The Lifers seem to be full of self driven peple where their entire purpose in life gets wrapped up in what they do. I imagine people that are working on a start-up are like this. Everything goes into work. Every dream, every waking moment and every conversation revolves around the work that they are involved in.

The Lucky are found among the self-employed and entrepreneurs who have somehow carved out a life where everything they are doing for work, they would do for fun as well. Essentially though The Lucky people are the fortunate ones to wake up in the morning and do what they want, because what makes them money is also what they want to do. Rarely do these two things collide.

When hiring staff for your business, or for your city or for an organization – avoid The Worker. People who just want/need a job are everywhere and they are just using you so that they can make money and then live the life that they want. Sure this is how most people are and how most of the world works, but if you are looking to make a good hire – avoid them. The Lifer is a hiring manager’s dream, but will likely be impossible to detect ahead of time, but when you get one, keep them and keep them close. When someone has made their life your work you really couldn’t have it better. They are literally giving you their life, so treat them well and thank them often. The Lucky will probably never apply for your job nor want to work for someone else.
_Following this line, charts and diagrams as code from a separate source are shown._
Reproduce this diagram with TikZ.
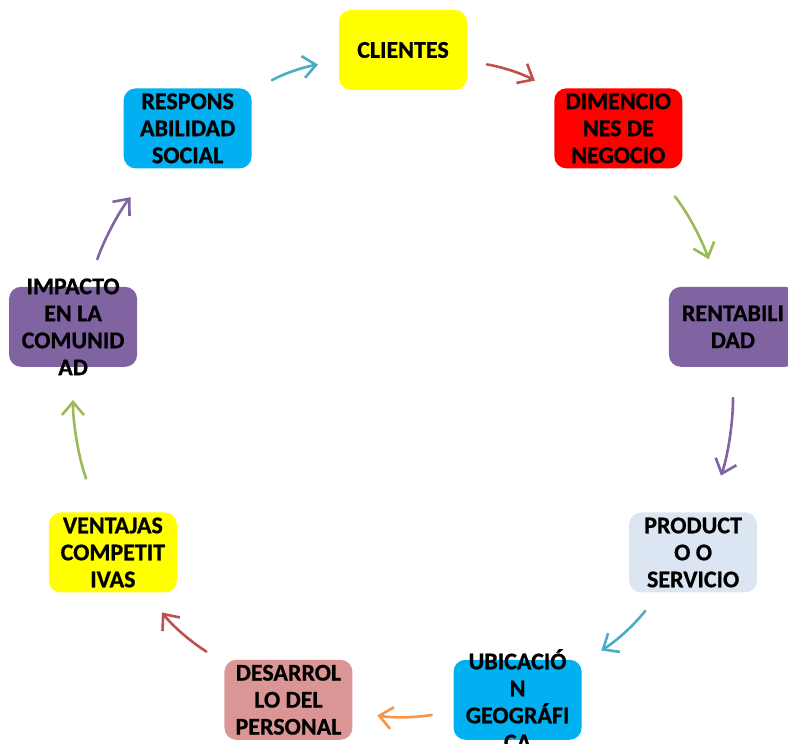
\documentclass[tikz,border=0pt]{standalone}
\usepackage{fontspec}
\setmainfont[BoldFeatures={FakeBold=0.8}]{Carlito}
\usepackage{xcolor}
\usepackage{tikz}
\usetikzlibrary{arrows.meta,calc}
\definecolor{fillyel}{HTML}{FFFF00}
\definecolor{fillred}{HTML}{FF0000}
\definecolor{fillpur}{HTML}{8064A2}
\definecolor{fillpale}{HTML}{DCE6F2}
\definecolor{fillcya}{HTML}{00B0F0}
\definecolor{fillpink}{HTML}{D99694}
\definecolor{arcya}{HTML}{4BACC6}
\definecolor{arred}{HTML}{C0504D}
\definecolor{argrn}{HTML}{9BBB59}
\definecolor{arpur}{HTML}{8064A2}
\definecolor{arora}{HTML}{F79646}
\tikzset{
  cycbox/.style ={rectangle, rounded corners=12pt, minimum width=128pt,
                  minimum height=80pt, inner sep=0pt},
  cyctext/.style={align=center, inner sep=0pt,
                  font=\fontsize{24}{27}\selectfont\bfseries},
  cycflow/.style={-{Straight Barb[length=13pt,width=22pt]}, line width=2.6pt,
                  line cap=round}
}

\begin{document}
\begin{tikzpicture}[x=1pt, y=1pt]
  \useasboundingbox (0,0) rectangle (788,744);
  \coordinate (c) at (403,359);
  \node[cycbox, fill=fillyel,  label={[cyctext]center:CLIENTES}]
       (cli)  at ($(c)+(90:335)$)   {};
  \node[cycbox, fill=fillred,  label={[cyctext]center:{DIMENCIO\\NES DE\\NEGOCIO}}]
       (dim)  at ($(c)+(50:335)$)   {};
  \node[cycbox, fill=fillpur,  label={[cyctext]center:{RENTABILI\\DAD}}]
       (rent) at ($(c)+(10:335)$)   {};
  \node[cycbox, fill=fillpale, label={[cyctext]center:{PRODUCT\\O O\\SERVICIO}}]
       (prod) at ($(c)+(-30:335)$)  {};
  \node[cycbox, fill=fillcya,  label={[cyctext]center:{UBICACIÓ\\N\\GEOGRÁFI\\CA}}]
       (ubic) at ($(c)+(-70:335)$)  {};
  \node[cycbox, fill=fillpink, label={[cyctext]center:{DESARROL\\LO DEL\\PERSONAL}}]
       (des)  at ($(c)+(-110:335)$) {};
  \node[cycbox, fill=fillyel,  label={[cyctext]center:{VENTAJAS\\COMPETIT\\IVAS}}]
       (vent) at ($(c)+(-150:335)$) {};
  \node[cycbox, fill=fillpur,  label={[cyctext]center:{IMPACTO\\EN LA\\COMUNID\\AD}}]
       (imp)  at ($(c)+(170:335)$)  {};
  \node[cycbox, fill=fillcya,  label={[cyctext]center:{RESPONS\\ABILIDAD\\SOCIAL}}]
       (resp) at ($(c)+(130:335)$)  {};
  % arrows round the cycle
  \draw[cycflow, arcya, shorten <=23pt, shorten >=21pt] (resp) to[bend left=10] (cli);
  \draw[cycflow, arred, shorten <=20pt, shorten >=22pt] (cli)  to[bend left=10] (dim);
  \draw[cycflow, argrn, shorten <=36pt, shorten >=29pt] (dim)  to[bend left=10] (rent);
  \draw[cycflow, arpur, shorten <=31pt, shorten >=39pt] (rent) to[bend left=10] (prod);
  \draw[cycflow, arcya, shorten <=23pt, shorten >=23pt] (prod) to[bend left=10] (ubic);
  \draw[cycflow, arora, shorten <=22pt, shorten >=25pt] (ubic) to[bend left=10] (des);
  \draw[cycflow, arred, shorten <=21pt, shorten >=25pt] (des)  to[bend left=10] (vent);
  \draw[cycflow, argrn, shorten <=36pt, shorten >=33pt] (vent) to[bend left=10] (imp);
  \draw[cycflow, arpur, shorten <=29pt, shorten >=37pt] (imp)  to[bend left=10] (resp);
\end{tikzpicture}
\end{document}
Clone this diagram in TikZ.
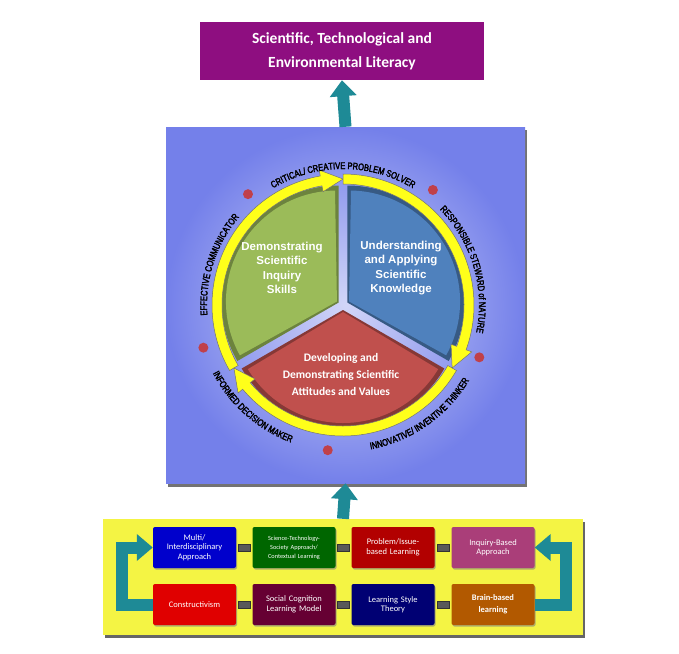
\documentclass[tikz,border=0pt]{standalone}
\usepackage{fontspec}
\setmainfont{Carlito}
\newfontfamily\condfont{Liberation Sans}[FakeStretch=0.78,FakeBold=2.5]
\newfontfamily\arialfont{Liberation Sans}
\usetikzlibrary{decorations.text,arrows.meta,shadows,calc}
\definecolor{titlec}{HTML}{8E0E80}
\definecolor{tealc}{HTML}{1E8A96}
\definecolor{bgin}{HTML}{D2D6F8}
\definecolor{bgout}{HTML}{7480EA}
\definecolor{grc}{HTML}{9BBB59}
\definecolor{blc}{HTML}{4F81BD}
\definecolor{rdc}{HTML}{C0504D}
\definecolor{yel}{HTML}{FFFF1A}
\definecolor{panelc}{HTML}{F4F444}
\definecolor{dotc}{HTML}{C0404A}
\begin{document}
\begin{tikzpicture}[x=1pt,y=1pt,
  tealarrow/.style={draw=tealc,line width=12pt,-{Triangle[width=26pt,length=16pt]}},
  bbox/.style={rounded corners=2pt,minimum width=83pt,minimum height=41pt,inner sep=1pt,
     text width=80pt,align=center,text=white,font=\fontsize{8.5}{9.5}\selectfont,
     drop shadow={shadow xshift=1pt,shadow yshift=-1.5pt,opacity=0.6}},
  link/.style={fill=black!65,draw=black!80,minimum width=12pt,minimum height=7pt,inner sep=0pt},
  ringtxt/.style={decorate,decoration={text along path,text align=center,
     text={|\condfont\fontsize{9.6}{9.6}\selectfont|#1}}},
  stxt/.style={text=white,align=center,font=\arialfont\bfseries\fontsize{11.5}{14.5}\selectfont}
  ]
\useasboundingbox (0,0) rectangle (679,-653);
\fill[white] (0,0) rectangle (679,-653);
% title
\node[fill=titlec,minimum width=284pt,minimum height=58pt,text=white,align=center,
  font=\bfseries\fontsize{15.5}{24}\selectfont] (title) at (342,-51)
  {Scientific, Technological and\\Environmental Literacy};
% square
\fill[black!55] (168,-130) rectangle (527,-487);
\node[minimum width=359pt,minimum height=356pt,inner sep=0pt,inner color=bgin,outer color=bgout] (sq) at (345.5,-305) {};
\draw[tealarrow] (sq.north) -- (title.south);
\begin{scope}[shift={(343,-305)}]
  % sectors
  \foreach \bis/\col in {150/grc,30/blc,270/rdc}{
    \fill[\col!70!black] (\bis:5) ++(\bis-60:117) arc[start angle=\bis-60,end angle=\bis+60,radius=117] -- (\bis:5) -- cycle;
    \fill[\col] (\bis:7) ++(\bis-59:111) arc[start angle=\bis-59,end angle=\bis+59,radius=111] -- (\bis:7) -- cycle;
  }
  % ring arrows
  \foreach \a in {210,90,-30}{
    \pgfmathsetmacro\b{\a-120}
    \pgfmathsetmacro\c{\a-110}
    \filldraw[fill=yel,draw=black!55,line width=0.5pt]
      (\a:121) arc[start angle=\a,end angle=\c,radius=121] -- (\c:115) -- (\b:126) -- (\c:137)
      -- (\c:131) arc[start angle=\c,end angle=\a,radius=131] -- cycle;
  }
  % dots
  \foreach \ang in {130.6,52,-21,264,197}{
    \fill[dotc] (\ang:146) circle (5);
  }
  % ring texts
  \path[ringtxt={CRITICAL/ CREATIVE PROBLEM SOLVER}] (126:136) arc[start angle=126,end angle=54,radius=136];
  \path[ringtxt={RESPONSIBLE STEWARD of NATURE}] (48:136) arc[start angle=48,end angle=-15,radius=136];
  \path[ringtxt={EFFECTIVE COMMUNICATOR}] (188:136) arc[start angle=188,end angle=136,radius=136];
  \path[ringtxt={INNOVATIVE/ INVENTIVE THINKER}] (-84:147) arc[start angle=-84,end angle=-26,radius=147];
  \path[ringtxt={INFORMED DECISION MAKER}] (203:147) arc[start angle=203,end angle=254,radius=147];
\end{scope}
\node[stxt] (g) at (282,-268) {Demonstrating\\Scientific\\Inquiry\\Skills};
\node[stxt] (b) at (401,-268) {Understanding\\and Applying\\Scientific\\Knowledge};
\node[text=white,align=center,font=\bfseries\fontsize{11.5}{17}\selectfont] (r) at (341,-375)
  {Developing and\\Demonstrating Scientific\\Attitudes and Values};
% bottom panel
\fill[black!60] (105,-522) rectangle (585,-638);
\node[fill=panelc,minimum width=480pt,minimum height=116pt,inner sep=0pt] (panel) at (343,-577) {};
\draw[tealarrow] (panel.north) -- (sq.south);
\node[bbox,fill=blue!80!black] (m1) at (194.5,-547.5) {Multi/\\Interdisciplinary\\Approach};
\node[bbox,fill=green!40!black,font=\fontsize{6.3}{9}\selectfont] (m2) at (294,-547.5) {Science-Technology-\\Society Approach/\\Contextual Learning};
\node[bbox,fill=red!70!black] (m3) at (393,-547.5) {Problem/Issue-\\based Learning};
\node[bbox,fill=magenta!65!black] (m4) at (493,-547.5) {Inquiry-Based\\Approach};
\node[bbox,fill=red!88!black] (n1) at (194.5,-604.5) {Constructivism};
\node[bbox,fill=violet!50!black!80!red] (n2) at (294,-604.5) {Social Cognition\\Learning Model};
\node[bbox,fill=blue!45!black] (n3) at (393,-604.5) {Learning Style\\Theory};
\node[bbox,fill=orange!70!black,font=\bfseries\fontsize{8.5}{12}\selectfont] (n4) at (493,-604.5) {Brain-based\\learning};
\foreach \p/\q in {m1/m2,m2/m3,m3/m4,n1/n2,n2/n3,n3/n4}{
  \node[link] (l\p) at ($(\p.east)!0.5!(\q.west)$) {};
}
\draw[tealarrow,line join=miter] (n1.west) -- ++(-31,0) |- (m1.west);
\draw[tealarrow,line join=miter] (n4.east) -- ++(31,0) |- (m4.east);
\end{tikzpicture}
\end{document}
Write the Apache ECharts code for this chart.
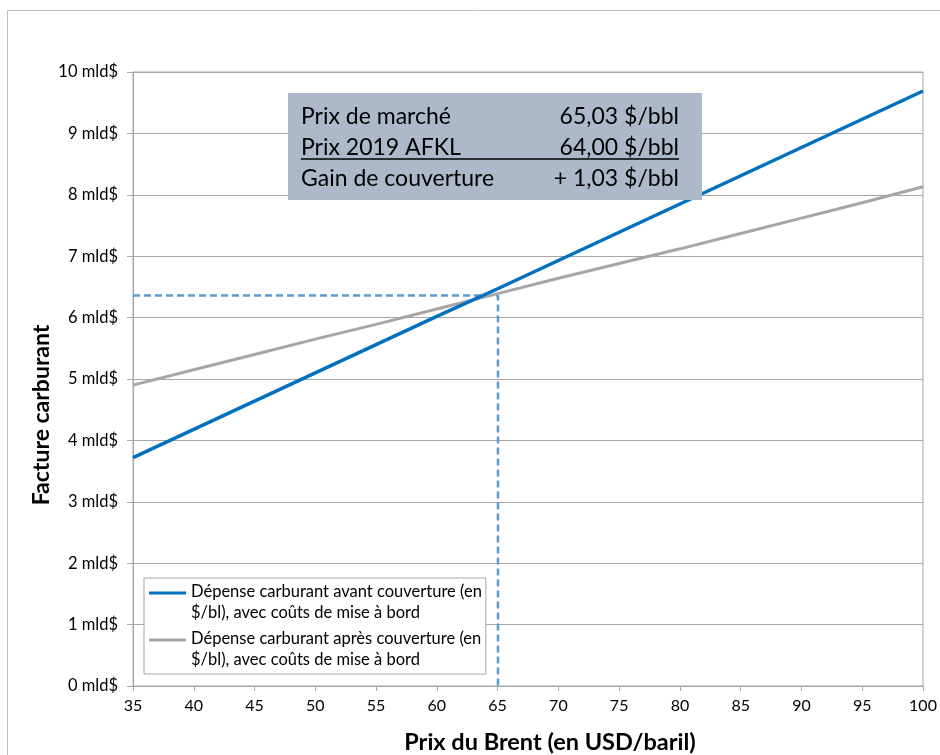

The Lucky find complete contentment in setting their own visions and accomplishing their own tasks and feel smothered very quickly working for someone else.

If I could organize one company and money was not an obstacle – I would find a bunch of The Lucky – and just pay them to exist in the world. No job description, no check-ins, no KPIs. I would just hand them a salary and tell them to do whatever it is that they feel like they need to do and then just see what happens. I think miracles would happen.

3 thoughts on “Three Kinds Of People With Jobs”

  1. Tim Piddington

    A potential follow up blog could be “how to get lucky”. I would maybe consider reworking the title.